South Bend’s northwest, pocked by vacant lots, broken curbs and blighted by streets that residents say have gone unpaved for years, is a world away from the sleek, revitalized downtown at the center of Buttigieg’s audacious argument for placing himself in the highest office in the land. Yet while everything seems to be new and bustling with energy downtown, in many other neighborhoods, the city’s economic life is in a holding pattern.

It’s a problem that weighs heavily in South Bend, where more than half of the city’s residents last year said that their neighborhoods hadn’t improved over the previous five, according to survey data reported in the South Bend Tribune.

One of Buttigieg's initiatives for aiding low-income communities was a pledge to knock down or repair almost all of South Bend's vacant homes. The project led, however, to unintended consequences, residents observed, and there was little planning for what would replace the abandoned homes.

The report outlines some of the consequences:

One of the first problems to emerge was the clouds of dust, feared to contain lead and asbestos, that spread uncontained from the demolition sites. Soon, wild animals, like raccoons and groundhogs, appeared in people’s homes. Vacant lots, where crumbling houses once stood, became dumping sites as tall grass grew.

"I think that there just wasn’t a clear understanding of the domino effect — the true impact of what the actions were going to be throughout the neighborhood," said Regina Williams-Preston, who represents the city’s northwest in its Common Council, a governing body. "We basically traded one problem for another."

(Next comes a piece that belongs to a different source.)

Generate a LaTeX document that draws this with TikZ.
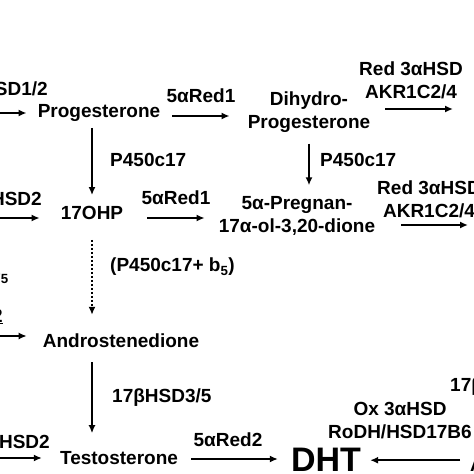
\documentclass[tikz,border=0pt]{standalone}
\usepackage{fontspec}
\setmainfont{Liberation Sans}
\usetikzlibrary{arrows.meta,calc}

\begin{document}
\begin{tikzpicture}[x=1pt,y=-1pt,
    every node/.style={font=\bfseries\fontsize{19}{23}\selectfont,inner sep=0pt,align=center},
    arr/.style={line width=1.8pt,-{Latex[length=8pt,width=7pt]}},
    dots/.style={arr,dash pattern=on 2pt off 2pt}]
  \useasboundingbox (0,0) rectangle (474,474);
  \clip (0,0) rectangle (474,474);
  % left column (cut off)
  \node (lhsda) [anchor=east] at (48,91) {3βHSD1/2};
  \coordinate (lpreg) at (-40,113);
  \node (lhsdb) [anchor=east] at (42,201) {3βHSD2};
  \coordinate (l17p) at (-40,218);
  \node (lcyt) [anchor=east] at (9,275) {(P450c17+ b\textsubscript{5}};
  \node (lund) [anchor=base east] at (3,322) {\underline{2}};
  \coordinate (ldhea) at (-40,336);
  \node (lhsdc) [anchor=east] at (50,444) {3βHSD2};
  \coordinate (ladiol) at (-40,458);
  % middle
  \node (prog) at (99,113) {Progesterone};
  \node (red1a) at (201,96) {5αRed1};
  \node (dihyd) at (309,112) {Dihydro-\\Progesterone};
  \node (pc17a) [anchor=west] at (110,160) {P450c17};
  \node (pc17b) [anchor=west] at (320,160) {P450c17};
  \node (ohp) at (92,213) {17OHP};
  \node (red1b) at (176,198) {5αRed1};
  \node (pregn) at (297,216) {5α-Pregnan-\\17α-ol-3,20-dione};
  \node (cytb) [anchor=west] at (110,267) {(P450c17+ b\textsubscript{5})};
  \node (andro) at (121,341) {Androstenedione};
  \node (hsd35) [anchor=west] at (112,398) {17βHSD3/5};
  \node (testo) at (119,458) {Testosterone};
  \node (red2) at (228,440) {5αRed2};
  \node (dht) [font=\bfseries\fontsize{34}{36}\selectfont] at (326,460) {DHT};
  % right column (cut off)
  \node (reda) at (411,80) {Red 3αHSD\\AKR1C2/4};
  \coordinate (rtop) at (500,109);
  \node (redb) at (429,199) {Red 3αHSD\\AKR1C2/4};
  \coordinate (rmid) at (500,225);
  \node (r17b) [anchor=west] at (450,387) {17βHSD};
  \node (oxhsd) at (400,421) {Ox 3αHSD\\RoDH/HSD17B6};
  \node (adiol) [anchor=base west] at (470,471) {Androstanediol};

  \draw[arr,shorten >=11pt] (lpreg) -- (lpreg -| prog.west);
  \draw[arr,shorten >=21pt] (l17p) -- (l17p -| ohp.west);
  \draw[arr,shorten >=16pt] (ldhea) -- (ldhea -| andro.west);
  \draw[arr,shorten >=18pt] (ladiol) -- (ladiol -| testo.west);

  \draw[arr,shorten <=12pt,shorten >=18pt] ([yshift=-3pt]prog.east) -- ([yshift=-3pt]prog.east -| dihyd.west);
  \draw[arr,shorten <=15pt,shorten >=47pt] ([yshift=3pt]dihyd.east) -- (rtop);
  \draw[arr,shorten <=6pt,shorten >=11pt] (prog.south -| ohp.north) -- (ohp.north);
  \draw[arr,shorten <=11pt,shorten >=11pt] (dihyd.south) -- (dihyd.south |- pregn.north);
  \draw[arr,shorten <=24pt,shorten >=14pt] ([yshift=-5pt]ohp.east) -- ([yshift=-5pt]ohp.east -| pregn.west);
  \draw[arr,shorten <=26pt,shorten >=32pt] ([yshift=-9pt]pregn.east) -- (rmid);
  \draw[dots,shorten <=20pt,shorten >=19pt] (ohp.south) -- (ohp.south |- andro.north);
  \draw[arr,shorten <=14pt,shorten >=18pt] (andro.south -| ohp.south) -- (testo.north -| ohp.south);
  \draw[arr,shorten <=13pt,shorten >=13pt] ([yshift=-1pt]testo.east) -- ([yshift=-1pt]testo.east -| dht.west);
  \draw[arr,shorten <=10pt,shorten >=9pt] ([yshift=4pt]adiol.west) -- ([yshift=4pt]adiol.west -| dht.east);
\end{tikzpicture}
\end{document}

Years later, much of the grass is cut, but problems remain. The empty lots sit undeveloped, economic opportunity remains minimal and crime rates are up from 2012. Shootings, on the mind of many, have not decreased.

"There has been some constant complaints, especially from the African-American community, about families that were hurt or felt impacted by the vacant and abandoned task force," Kathy Schuth, executive director of Near Northwest Neighborhood Inc., a community development corporation in the area, said. "I do think that the city is aware of the problem. I don’t think that anyone has an answer."

"Ain’t s--- changed," Shawn White, a black 24-year-old from South Bend’s west side, said. "How is he gonna run the whole country if you can’t even get your city right first?"

White also said he never sees Buttigieg around his neighborhood.

"I ain’t ever seen the dude," White said. "Tell him to chill with us for three or four days."